Well, Stan tried to make amends with Token over and over in the episode, only to be met with CONSTANT and vehement refusal. But as the episode draws to a close, you see Stan running to Token screaming, "Token, I don't get it!!! I don't get it!!!".
Token's response after a long pause?
A smile, a wink, a knowing point "Now you get it, man."
That's kind of how I feel right about now. I just don't get it.
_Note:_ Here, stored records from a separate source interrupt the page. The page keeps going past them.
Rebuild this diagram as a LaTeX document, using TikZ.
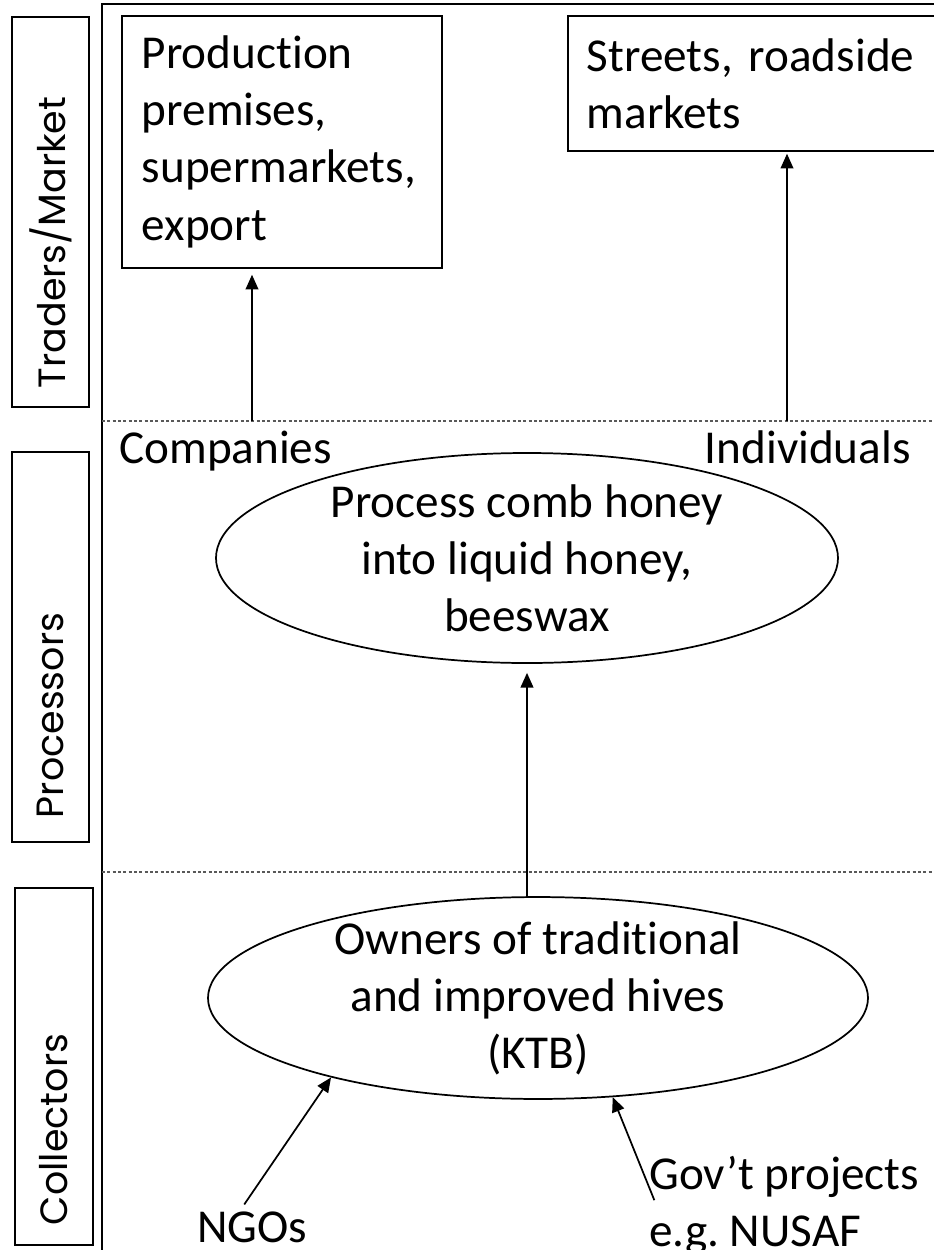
\documentclass[tikz,border=0pt]{standalone}
\usepackage{fontspec}
\setmainfont{Carlito}[Ligatures=NoCommon]
\newfontfamily\levelfont{Poppins}
\usetikzlibrary{shapes.geometric,arrows.meta}
\frenchspacing

\tikzset{
	every node/.style={font=\fontsize{35.4}{42.8}\selectfont, inner sep=0pt},
	place/.style={draw, line width=1.3pt, align=left, anchor=north west},
	actor/.style={draw, ellipse, line width=1.3pt, align=center},
	level/.style={draw, rotate=90, line width=1.3pt, align=left, minimum height=57.75pt, font=\levelfont\fontsize{28.5}{34}\selectfont},
	flow/.style={-{Triangle[length=11pt,width=9.5pt]}, line width=1.3pt},
	divider/.style={dash pattern=on 2.2pt off 1.8pt, black!65, line width=0.9pt}
}

\begin{document}
\begin{tikzpicture}[x=0.75pt, y=-0.75pt]
	\useasboundingbox (0,0) rectangle (933,1250);
	\draw[line width=1.5pt] (102,1260) -- (102,4) -- (945,4);
	\draw[divider] (102,421) -- (933,421);
	\draw[divider] (102,872) -- (933,872);
	
	\node[level, inner xsep=14.25pt, text width=264pt] (traders) at (50.5,212) {Traders/Market};
	\node[level, inner xsep=18pt, text width=256.5pt] (processors) at (50.5,647) {Processors};
	\node[level, inner xsep=15pt, text width=237.75pt, minimum height=58.5pt] (collectors) at (54,1066.5) {Collectors};
	
	\node[place, minimum width=240pt, minimum height=189pt, inner xsep=15pt, text width=210pt] (prod) at (121,15) {Production\\premises,\\supermarkets,\\export};
	\node[place, minimum width=295pt, minimum height=101.25pt, inner xsep=14.25pt, text width=266.5pt] (streets) at (567,15) {Streets, roadside\\markets};
	
	\node[anchor=base west] (companies) at (119,463) {Companies};
	\node[anchor=base east] (individuals) at (911,463) {Individuals};
	
	\node[actor, minimum width=466.5pt, minimum height=157.5pt] (process) at (527,558) {Process comb honey\\into liquid honey,\\beeswax};
	\node[actor, minimum width=495pt, minimum height=150pt, inner ysep=-4pt] (owners) at (538,998) {Owners of traditional\\and improved hives\\(KTB)};
	
	\node[anchor=base west] (ngos) at (197,1242) {NGOs};
	\node[anchor=north west, align=left] (govt) at (649,1156) {Gov’t projects\\e.g. NUSAF};
	
	\coordinate (cfoot) at (252,421);
	\coordinate (ifoot) at (787,421);
	\draw[flow, shorten >=4.5pt] (cfoot) -- (prod.south -| cfoot);
	\draw[flow, shorten >=1.5pt] (ifoot) -- (streets.south -| ifoot);
	\draw[flow, shorten >=6.75pt] (process.south |- owners.north) -- (process.south);
	\draw[flow] ([xshift=-6pt,yshift=5pt]ngos.north) -- (owners.201);
	\draw[flow] ([xshift=4pt,yshift=4pt]govt.west) -- (owners.307);
\end{tikzpicture}
\end{document}
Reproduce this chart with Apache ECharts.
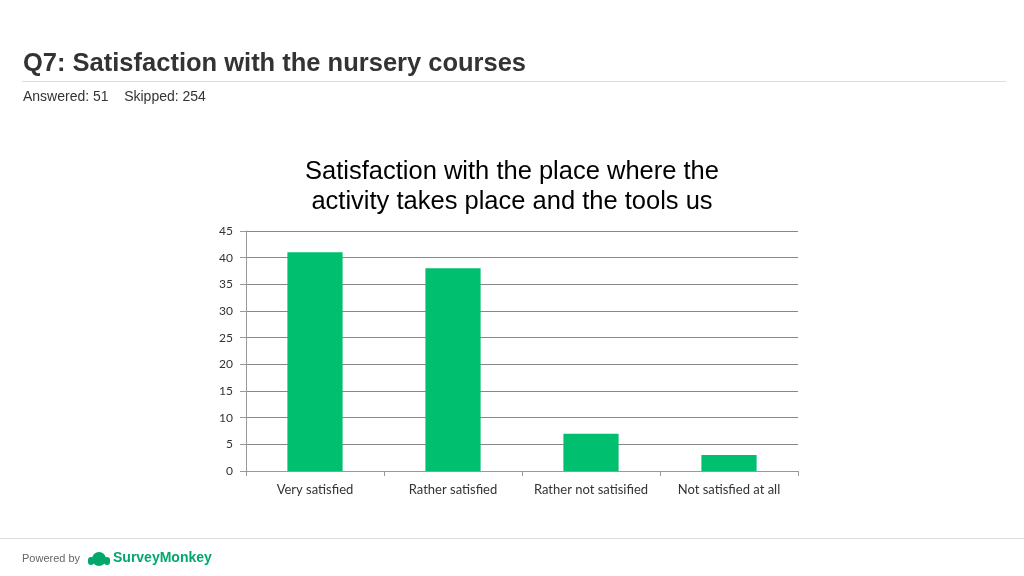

I don't understand why Aunt Jo flipped her wig on me for some comments I made to Matthew. I don't get why the family pushes closer when I asked for space. I don't get why Mom did what she did when she did. I don't get why people are ashamed of things that are common fact. As I said to Craig today, embracing my flaws is the most empowering thing I'd ever done - and it was one of the scariest to begin with. I don't get why we'd pretend everything was okay if she's mad at me for something... I don't get why she acts like she doesn't care.
"I DON'T GET IT!!!"
I DON'T GET IT. ...So, in a way, I kinda get it.
None of it matters, anyway. I'm living in a different place than the majority my family now. And I just have to accept it's okay... Like a vegan who has friends who wear leather coats. Suck it up.
I'm being me. That's the best I can do for now. I won't hide things that make me who I am.